Padahal, studi Falk & Dierking (2016) dalam The Museum Experience Revisited menegaskan bahwa museum modern harus menawarkan experiential learning--bukan sekadar pamer benda mati.
Pengunjung generasi muda, yang kini hidup di era digital dan serba cepat, merasa museum kurang relevan dan membosankan.
Kurangnya pendekatan edukasi yang kontekstual dan pengalaman yang imersif membuat museum gagal menarik minat khalayak muda sebagai pengunjung aktif, apalagi sebagai pelaku pelestarian budaya.

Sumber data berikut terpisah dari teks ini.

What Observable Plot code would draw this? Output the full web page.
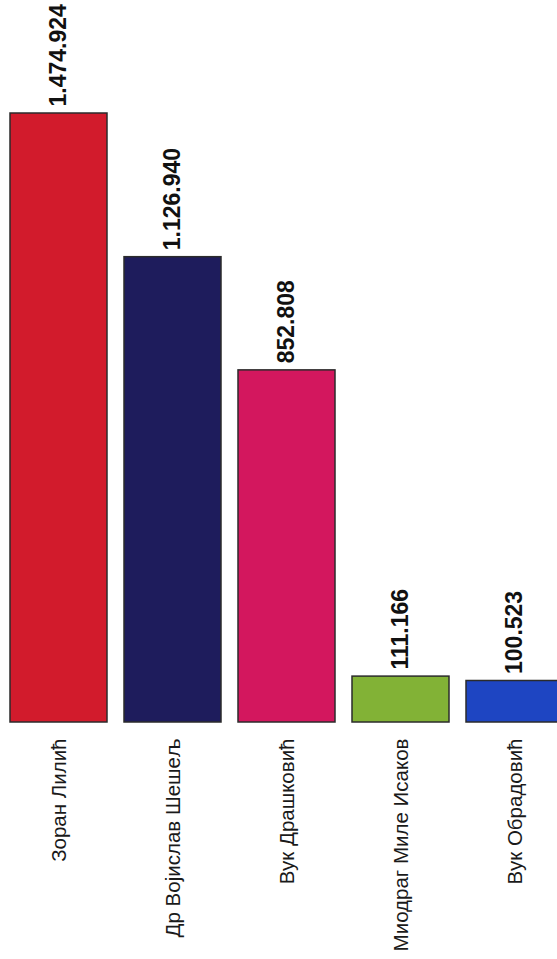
<!DOCTYPE html>
<html>
<head>
<meta charset="utf-8">
<script src="https://cdn.jsdelivr.net/npm/d3@7"></script>
<script src="https://cdn.jsdelivr.net/npm/@observablehq/plot@0.6"></script>
<style>
  html, body { margin: 0; padding: 0; background: #fff; overflow: hidden; width: 557px; height: 959px; }
  #chart svg { display: block; }
</style>
</head>
<body>
<div id="chart"></div>
<script>
// Data
const candidates = ["Зоран Лилић", "Др Војислав Шешељ", "Вук Драшковић", "Миодраг Миле Исаков", "Вук Обрадовић"];
const votes = [1474924, 1126940, 852808, 111166, 100523];

const table = candidates.map((name, i) => ({name, votes: votes[i]}));
const fmt = d3.formatLocale({decimal: ",", thousands: ".", grouping: [3], currency: ["", ""]}).format(",");
const font = "'Liberation Sans', Arial, Helvetica, sans-serif";
const palette = ["#d21b2c", "#1e1c5c", "#d3175e", "#82b236", "#1e45c2"];

const chart = Plot.plot({
  width: 557,
  height: 959,
  marginTop: 0, marginLeft: 0, marginRight: 0, marginBottom: 237,
  style: {fontFamily: font, background: "transparent", maxWidth: "none"},
  x: {domain: candidates, range: [8, 565], paddingInner: 0.15, paddingOuter: 0, axis: null},
  y: {domain: [0, d3.max(votes)], range: [722, 113], axis: null},
  color: {domain: candidates, range: palette},
  marks: [
    Plot.barY(table, {x: "name", y: "votes", fill: "name", stroke: "#2b2b2b", strokeWidth: 1.5}),
    Plot.text(table, {
      x: "name", y: "votes", text: d => fmt(d.votes),
      rotate: -90, textAnchor: "start", lineAnchor: "middle",
      dy: -7, fontSize: 23, fontWeight: "bold", fill: "#111"
    }),
    Plot.text(candidates, {
      x: d => d, frameAnchor: "bottom", dy: 16,
      rotate: -90, textAnchor: "end", lineAnchor: "middle",
      fontSize: 20.5, fill: "#1a1a1a"
    })
  ]
});
document.getElementById("chart").appendChild(chart);
</script>
</body>
</html>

Selain itu, masalah pendanaan dan manajemen yang kurang profesional turut memperparah kondisi ini. Tidak ada angka pasti alokasi anggaran khusus museum yang dipublikasikan secara terpisah dalam APBN 2025.
Namun, dari laporan dan pernyataan anggota DPR Komisi X, terdapat upaya dan perjuangan untuk mengalokasikan anggaran revitalisasi museum, khususnya di daerah seperti Nusa Tenggara Timur, dengan estimasi kebutuhan anggaran sekitar Rp90-100 miliar yang diajukan secara bertahap mulai dari Rp5-20 miliar per tahun dalam APBN-P 2025.
Secara umum, anggaran untuk pemajuan kebudayaan (Dana Indonesiana), termasuk museum, biasanya masuk dalam pos anggaran Kementerian Pendidikan, Kebudayaan, Riset, dan Teknologi (Kemendikbudristek).
Pada APBN 2025 dialokasikan sekitar Rp71 triliun untuk seluruh programnya, termasuk pendidikan, riset, dan kebudayaan. Namun, alokasi khusus untuk museum tidak dijabarkan secara rinci dalam dokumen publik.
Banyak museum yang tidak memiliki sumber daya memadai untuk mengembangkan koleksi, memperbarui fasilitas, atau mengadopsi teknologi baru seperti augmented reality (AR) dan virtual reality (VR) yang kini menjadi tren di museum-museum dunia.